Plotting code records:
————
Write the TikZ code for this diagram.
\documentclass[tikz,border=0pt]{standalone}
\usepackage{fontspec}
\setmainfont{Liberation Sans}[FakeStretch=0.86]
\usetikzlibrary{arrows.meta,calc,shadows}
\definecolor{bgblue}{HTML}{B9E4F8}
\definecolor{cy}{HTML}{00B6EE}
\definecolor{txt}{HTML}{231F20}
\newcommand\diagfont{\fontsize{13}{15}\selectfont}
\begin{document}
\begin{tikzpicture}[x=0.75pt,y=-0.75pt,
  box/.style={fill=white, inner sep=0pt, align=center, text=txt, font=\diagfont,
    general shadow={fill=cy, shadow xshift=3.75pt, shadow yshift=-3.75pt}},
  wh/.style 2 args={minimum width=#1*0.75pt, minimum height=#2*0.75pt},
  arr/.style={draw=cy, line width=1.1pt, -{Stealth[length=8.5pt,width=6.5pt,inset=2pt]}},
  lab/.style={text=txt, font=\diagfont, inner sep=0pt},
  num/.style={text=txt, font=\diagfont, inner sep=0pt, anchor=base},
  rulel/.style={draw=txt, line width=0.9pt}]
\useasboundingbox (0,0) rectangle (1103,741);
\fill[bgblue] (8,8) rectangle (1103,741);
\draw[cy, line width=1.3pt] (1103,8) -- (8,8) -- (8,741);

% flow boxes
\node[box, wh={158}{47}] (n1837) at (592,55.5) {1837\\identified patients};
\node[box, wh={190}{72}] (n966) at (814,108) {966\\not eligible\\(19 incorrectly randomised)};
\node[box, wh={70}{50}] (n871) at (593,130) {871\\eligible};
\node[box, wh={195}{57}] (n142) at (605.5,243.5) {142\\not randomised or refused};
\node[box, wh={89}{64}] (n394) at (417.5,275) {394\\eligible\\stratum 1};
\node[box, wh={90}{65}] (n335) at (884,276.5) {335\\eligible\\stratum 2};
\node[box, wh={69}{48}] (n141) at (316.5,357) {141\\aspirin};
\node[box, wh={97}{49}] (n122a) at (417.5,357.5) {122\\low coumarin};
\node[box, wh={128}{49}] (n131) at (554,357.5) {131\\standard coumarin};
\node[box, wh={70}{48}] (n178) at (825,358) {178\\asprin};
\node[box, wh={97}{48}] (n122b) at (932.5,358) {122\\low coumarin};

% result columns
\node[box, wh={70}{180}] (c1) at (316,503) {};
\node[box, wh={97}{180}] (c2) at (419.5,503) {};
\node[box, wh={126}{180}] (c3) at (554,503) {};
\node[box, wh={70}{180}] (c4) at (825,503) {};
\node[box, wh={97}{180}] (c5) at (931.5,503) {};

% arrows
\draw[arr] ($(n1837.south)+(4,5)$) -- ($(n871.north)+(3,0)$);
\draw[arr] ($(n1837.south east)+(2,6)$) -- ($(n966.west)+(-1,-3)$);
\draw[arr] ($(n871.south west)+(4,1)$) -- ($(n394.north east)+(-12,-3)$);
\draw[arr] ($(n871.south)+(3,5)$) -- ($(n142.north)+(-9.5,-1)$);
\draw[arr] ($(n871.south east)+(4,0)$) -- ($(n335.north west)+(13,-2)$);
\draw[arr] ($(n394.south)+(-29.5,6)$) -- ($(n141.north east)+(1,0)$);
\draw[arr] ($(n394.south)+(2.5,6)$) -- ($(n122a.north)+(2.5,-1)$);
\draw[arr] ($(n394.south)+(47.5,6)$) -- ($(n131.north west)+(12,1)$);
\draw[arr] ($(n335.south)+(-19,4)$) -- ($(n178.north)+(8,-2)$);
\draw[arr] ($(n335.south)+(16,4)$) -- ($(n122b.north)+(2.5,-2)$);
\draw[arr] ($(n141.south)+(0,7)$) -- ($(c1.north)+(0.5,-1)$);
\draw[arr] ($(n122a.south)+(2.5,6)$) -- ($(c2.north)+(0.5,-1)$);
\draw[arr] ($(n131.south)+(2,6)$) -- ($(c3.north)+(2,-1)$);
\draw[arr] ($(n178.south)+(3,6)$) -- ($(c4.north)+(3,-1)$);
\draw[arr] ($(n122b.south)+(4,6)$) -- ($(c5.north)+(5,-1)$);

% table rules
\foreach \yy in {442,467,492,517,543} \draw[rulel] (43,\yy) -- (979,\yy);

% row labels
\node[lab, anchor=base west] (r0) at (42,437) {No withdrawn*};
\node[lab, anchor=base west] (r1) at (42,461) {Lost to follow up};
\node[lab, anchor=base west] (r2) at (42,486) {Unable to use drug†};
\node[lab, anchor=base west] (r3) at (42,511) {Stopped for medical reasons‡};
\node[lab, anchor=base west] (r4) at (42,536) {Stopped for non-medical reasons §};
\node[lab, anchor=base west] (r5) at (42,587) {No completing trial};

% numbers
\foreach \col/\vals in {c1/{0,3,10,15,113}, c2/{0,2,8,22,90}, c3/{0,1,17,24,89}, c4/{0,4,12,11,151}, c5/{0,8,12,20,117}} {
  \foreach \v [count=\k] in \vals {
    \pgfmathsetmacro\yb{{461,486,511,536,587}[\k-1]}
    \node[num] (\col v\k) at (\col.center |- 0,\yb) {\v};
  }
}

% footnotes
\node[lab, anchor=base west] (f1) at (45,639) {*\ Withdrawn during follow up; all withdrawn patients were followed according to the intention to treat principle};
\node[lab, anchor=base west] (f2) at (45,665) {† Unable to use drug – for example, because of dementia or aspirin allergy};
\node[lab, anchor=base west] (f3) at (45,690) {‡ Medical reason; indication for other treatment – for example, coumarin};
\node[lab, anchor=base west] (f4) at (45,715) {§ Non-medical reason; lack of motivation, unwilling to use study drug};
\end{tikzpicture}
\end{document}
————
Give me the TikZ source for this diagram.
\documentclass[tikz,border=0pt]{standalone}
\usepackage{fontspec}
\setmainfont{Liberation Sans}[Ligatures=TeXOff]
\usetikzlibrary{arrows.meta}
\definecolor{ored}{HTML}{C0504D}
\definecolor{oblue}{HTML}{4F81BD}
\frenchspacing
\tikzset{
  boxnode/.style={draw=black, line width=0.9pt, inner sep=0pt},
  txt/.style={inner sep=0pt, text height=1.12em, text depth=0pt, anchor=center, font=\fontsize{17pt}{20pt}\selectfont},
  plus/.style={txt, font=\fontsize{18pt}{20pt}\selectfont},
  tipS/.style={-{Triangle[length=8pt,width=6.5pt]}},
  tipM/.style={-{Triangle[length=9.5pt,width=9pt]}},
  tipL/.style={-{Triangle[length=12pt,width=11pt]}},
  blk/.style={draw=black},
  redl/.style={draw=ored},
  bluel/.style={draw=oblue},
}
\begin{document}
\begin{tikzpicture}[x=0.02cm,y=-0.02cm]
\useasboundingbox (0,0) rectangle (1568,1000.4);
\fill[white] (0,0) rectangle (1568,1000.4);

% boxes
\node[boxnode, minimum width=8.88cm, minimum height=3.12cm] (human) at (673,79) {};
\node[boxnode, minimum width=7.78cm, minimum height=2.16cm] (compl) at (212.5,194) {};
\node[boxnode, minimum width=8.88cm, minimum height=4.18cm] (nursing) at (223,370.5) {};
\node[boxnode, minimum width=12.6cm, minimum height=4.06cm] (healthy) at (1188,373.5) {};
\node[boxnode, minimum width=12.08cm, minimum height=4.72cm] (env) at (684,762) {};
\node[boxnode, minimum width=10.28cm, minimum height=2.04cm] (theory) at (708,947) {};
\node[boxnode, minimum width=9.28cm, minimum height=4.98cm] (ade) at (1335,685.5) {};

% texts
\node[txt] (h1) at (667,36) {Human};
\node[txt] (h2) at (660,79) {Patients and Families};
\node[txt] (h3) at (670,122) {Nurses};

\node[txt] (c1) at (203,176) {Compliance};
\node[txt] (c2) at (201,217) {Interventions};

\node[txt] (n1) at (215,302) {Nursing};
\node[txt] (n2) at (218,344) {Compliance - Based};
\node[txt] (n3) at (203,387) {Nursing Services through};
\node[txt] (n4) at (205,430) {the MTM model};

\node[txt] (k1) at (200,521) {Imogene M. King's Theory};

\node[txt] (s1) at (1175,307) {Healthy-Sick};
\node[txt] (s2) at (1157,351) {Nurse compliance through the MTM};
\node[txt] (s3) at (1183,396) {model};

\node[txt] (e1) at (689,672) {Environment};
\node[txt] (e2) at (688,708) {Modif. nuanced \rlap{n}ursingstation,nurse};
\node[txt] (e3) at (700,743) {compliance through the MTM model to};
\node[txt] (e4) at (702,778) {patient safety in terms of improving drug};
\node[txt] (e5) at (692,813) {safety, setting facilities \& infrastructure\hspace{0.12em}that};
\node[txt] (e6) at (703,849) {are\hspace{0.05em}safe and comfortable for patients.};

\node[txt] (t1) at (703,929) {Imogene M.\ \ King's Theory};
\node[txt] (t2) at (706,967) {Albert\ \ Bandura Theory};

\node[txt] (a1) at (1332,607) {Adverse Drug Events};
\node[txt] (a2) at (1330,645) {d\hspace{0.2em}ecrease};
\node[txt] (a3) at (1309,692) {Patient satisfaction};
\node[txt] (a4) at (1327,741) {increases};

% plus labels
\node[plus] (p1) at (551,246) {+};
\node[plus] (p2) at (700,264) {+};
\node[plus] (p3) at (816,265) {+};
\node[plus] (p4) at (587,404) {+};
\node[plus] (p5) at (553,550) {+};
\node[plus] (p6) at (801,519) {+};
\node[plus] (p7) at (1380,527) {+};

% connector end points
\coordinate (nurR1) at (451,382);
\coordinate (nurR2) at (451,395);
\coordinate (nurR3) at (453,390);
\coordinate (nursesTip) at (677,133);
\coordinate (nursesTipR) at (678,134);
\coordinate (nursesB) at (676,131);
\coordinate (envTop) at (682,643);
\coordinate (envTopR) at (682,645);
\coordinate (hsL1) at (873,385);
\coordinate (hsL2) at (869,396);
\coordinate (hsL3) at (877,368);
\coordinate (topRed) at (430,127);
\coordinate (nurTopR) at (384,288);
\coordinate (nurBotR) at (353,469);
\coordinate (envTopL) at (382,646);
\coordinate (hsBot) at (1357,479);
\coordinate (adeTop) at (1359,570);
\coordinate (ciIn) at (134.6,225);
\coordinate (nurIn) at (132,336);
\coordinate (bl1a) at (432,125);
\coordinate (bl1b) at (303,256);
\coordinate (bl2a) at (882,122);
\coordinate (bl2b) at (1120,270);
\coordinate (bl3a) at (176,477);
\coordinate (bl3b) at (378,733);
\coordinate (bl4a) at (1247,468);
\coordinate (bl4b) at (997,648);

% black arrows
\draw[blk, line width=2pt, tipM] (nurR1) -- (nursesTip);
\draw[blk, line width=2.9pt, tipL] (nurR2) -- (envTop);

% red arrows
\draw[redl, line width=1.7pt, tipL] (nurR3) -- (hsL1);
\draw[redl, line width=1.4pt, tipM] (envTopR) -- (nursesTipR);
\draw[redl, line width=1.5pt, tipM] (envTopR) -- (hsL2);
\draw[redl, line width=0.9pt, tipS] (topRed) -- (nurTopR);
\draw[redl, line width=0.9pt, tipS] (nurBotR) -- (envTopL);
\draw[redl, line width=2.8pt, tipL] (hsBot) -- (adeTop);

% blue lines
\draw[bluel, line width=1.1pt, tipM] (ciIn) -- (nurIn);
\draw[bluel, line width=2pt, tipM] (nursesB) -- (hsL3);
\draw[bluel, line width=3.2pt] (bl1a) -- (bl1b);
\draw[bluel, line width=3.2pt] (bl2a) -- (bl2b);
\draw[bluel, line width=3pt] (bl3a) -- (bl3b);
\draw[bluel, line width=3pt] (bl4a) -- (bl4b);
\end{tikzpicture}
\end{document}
————
### Directions
Pick out and copy the lines of the material that include the word "this".

### The answer
Write the TikZ code for this diagram.
Give me the TikZ source for this diagram.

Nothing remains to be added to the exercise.